*This review was originally published at The Film Experience as part of the coverage of the 66th Berlinale.
With Shotgun Stories, Take Shelter and Mud, Jeff Nichols has become one of the most intriguing, and divisive, American directors working today. His latest film, the unclassifiable Midnight Special, will no doubt continue the same trajectory. Starring his favourite actor Michael Shannon, along with Joel Edgerton and Kirsten Dunst, this religious fable in the mold of science fiction is a crowd-pleaser that, despite a crucial directorial misstep, delivers a thoroughly riveting experience.

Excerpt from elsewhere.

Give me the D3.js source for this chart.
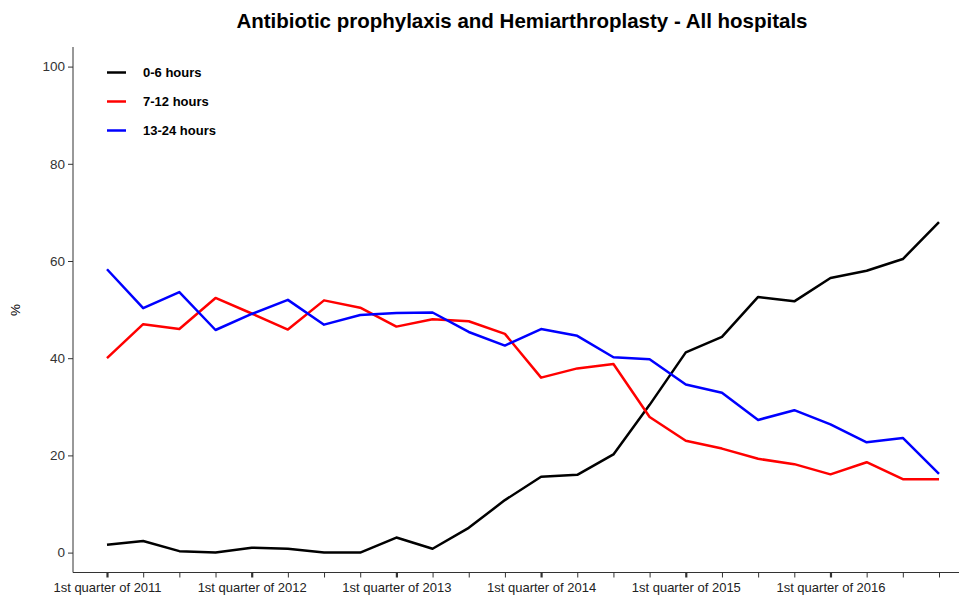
<!DOCTYPE html>
<html>
<head>
  <title>Antibiotic prophylaxis and Hemiarthroplasty</title>
  <script src="https://d3js.org/d3.v7.min.js"></script>
  <style>
    body { margin: 0; background: #fff; }
    text { font-family: "Liberation Sans", Arial, sans-serif; }
  </style>
</head>
<body>
<script>
// quarters Q1 2011 .. Q4 2016
var quarters = d3.range(24);
var tickYears = ["2011", "2012", "2013", "2014", "2015", "2016"];

var hours0to6 = [1.6, 2.4, 0.3, 0, 1.0, 0.8, 0, 0, 3.1, 0.8, 5.1, 10.8,
  15.6, 16.0, 20.2, 30.4, 41.2, 44.4, 52.6, 51.7, 56.5, 58.0, 60.4, 68.0];
var hours7to12 = [40.0, 47.0, 46.0, 52.4, 49.2, 45.9, 51.9, 50.4, 46.5, 48.0, 47.6, 45.0,
  36.0, 37.9, 38.8, 27.9, 23.0, 21.4, 19.3, 18.2, 16.1, 18.6, 15.1, 15.1];
var hours13to24 = [58.3, 50.3, 53.6, 45.8, 49.1, 52.0, 46.9, 48.9, 49.3, 49.4, 45.4, 42.6,
  46.0, 44.6, 40.2, 39.8, 34.6, 32.9, 27.3, 29.3, 26.4, 22.7, 23.6, 16.2];

var seriesNames = ["0-6 hours", "7-12 hours", "13-24 hours"];
var seriesColors = ["#000000", "#ff0000", "#0000ff"];
var seriesData = [hours0to6, hours7to12, hours13to24];

var width = 959, height = 597;
var svg = d3.select("body").append("svg")
  .attr("width", width).attr("height", height);

var x = d3.scaleLinear().domain([0, 23]).range([107, 939]);
var y = d3.scaleLinear().domain([0, 100]).range([552.6, 66.6]);

// title
svg.append("text")
  .attr("x", 522).attr("y", 28)
  .attr("text-anchor", "middle")
  .style("font-size", "20.5px").style("font-weight", "bold")
  .text("Antibiotic prophylaxis and Hemiarthroplasty - All hospitals");

// y axis
var yAxis = svg.append("g")
  .attr("transform", "translate(73,0)")
  .call(d3.axisLeft(y).tickValues([0, 20, 40, 60, 80, 100]).tickSize(5).tickPadding(3));
yAxis.select(".domain").attr("d", "M0,47V572.5").attr("stroke", "#333");
yAxis.selectAll(".tick line").attr("stroke", "#333");
yAxis.selectAll(".tick text").style("font-size", "13.5px").attr("fill", "#333")
  .style("font-family", "'Liberation Sans', Arial, sans-serif");

// x axis
var xAxis = svg.append("g")
  .attr("transform", "translate(0,572.5)")
  .call(d3.axisBottom(x).tickValues(quarters).tickSize(5)
    .tickFormat(function(d) { return d % 4 === 0 ? "1st quarter of " + tickYears[d / 4] : ""; }));
xAxis.select(".domain").attr("d", "M73,0H959").attr("stroke", "#333");
xAxis.selectAll(".tick line").attr("stroke", "#333")
  .attr("stroke-width", function(d) { return d % 4 === 0 ? 2.2 : 1; });
xAxis.selectAll(".tick text").style("font-size", "13px").attr("fill", "#222")
  .attr("y", 10)
  .style("font-family", "'Liberation Sans', Arial, sans-serif");

// y label
svg.append("text")
  .attr("transform", "translate(20,310) rotate(-90)")
  .attr("text-anchor", "middle")
  .style("font-size", "13.5px")
  .text("%");

// lines
var line = d3.line()
  .x(function(d, i) { return x(quarters[i]); })
  .y(function(d) { return y(d); });

seriesData.forEach(function(s, k) {
  svg.append("path")
    .datum(s)
    .attr("d", line)
    .attr("fill", "none")
    .attr("stroke", seriesColors[k])
    .attr("stroke-width", 2.5)
    .attr("stroke-linejoin", "round");
});

// legend
var legend = svg.append("g");
seriesNames.forEach(function(name, k) {
  var ly = 72.5 + k * 29;
  legend.append("line")
    .attr("x1", 107).attr("x2", 126).attr("y1", ly).attr("y2", ly)
    .attr("stroke", seriesColors[k]).attr("stroke-width", 2.5);
  legend.append("text")
    .attr("x", 143).attr("y", ly + 4.5)
    .style("font-size", "13px").style("font-weight", "bold")
    .text(name);
});
</script>
</body>
</html>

Alton (Jaeden Lieberher) is an 8-year-old boy who is stolen by Roy (Shannon) and Lucas (Edgerton) in the film’s tour de force opening sequence. Calvin Meyer (Sam Sheppard), the ringleader of a religious congregation doubling as a ranch, instructs his right hand men to look for the boy. Shortly thereafter, the FBI barge in to his commune to arrest all members for an investigation. The opening passages of the film are constructed as a series of cryptic expositions, gradually revealing the boy as an otherworldly presence, the moral guide of the ranch members and also privy to sensitive government information through his visions. The patterns of the boy’s behaviour are left to investigator Paul Sevier (a refreshingly comic Adam Driver) to decode. Thus, a three-way chase and run develops, wherein the government and the henchmen separately follow the two men holding the boy, and the trio rush to meet Sarah (Dunst) before the world comes to an end.
As in his previous features, Nichols proves his deft hand at delivering an intense thriller, constructing set pieces that never fail to take the audience by surprise. The gravity of a cathartic spiritual experience is conveyed with such earnest conviction that, even despite the absence of profundity or transcendence in the film’s take on religious belief, overwhelms the audience with its sheer force. That religiosity is juxtaposed with the personal will of the protagonist against his helplessness in a world on the verge of destruction provides both a critique of faith and an affirmation of its significance.
Midnight Special’s hybrid of genres veers unfortunately close to satire near the finale, when the camera reveals the powerful visions seen by Alton to the audience, thus robbing the film of the sense of awe and mystery that lends the religious experience its gravitas. Even so, the film is so gripping and bursts with such energy that it is hard to begrudge Nichols his aesthetic indulgence. Midnight Special is a sensational thriller that will bring more mainstream audiences on board with the director’s cinema.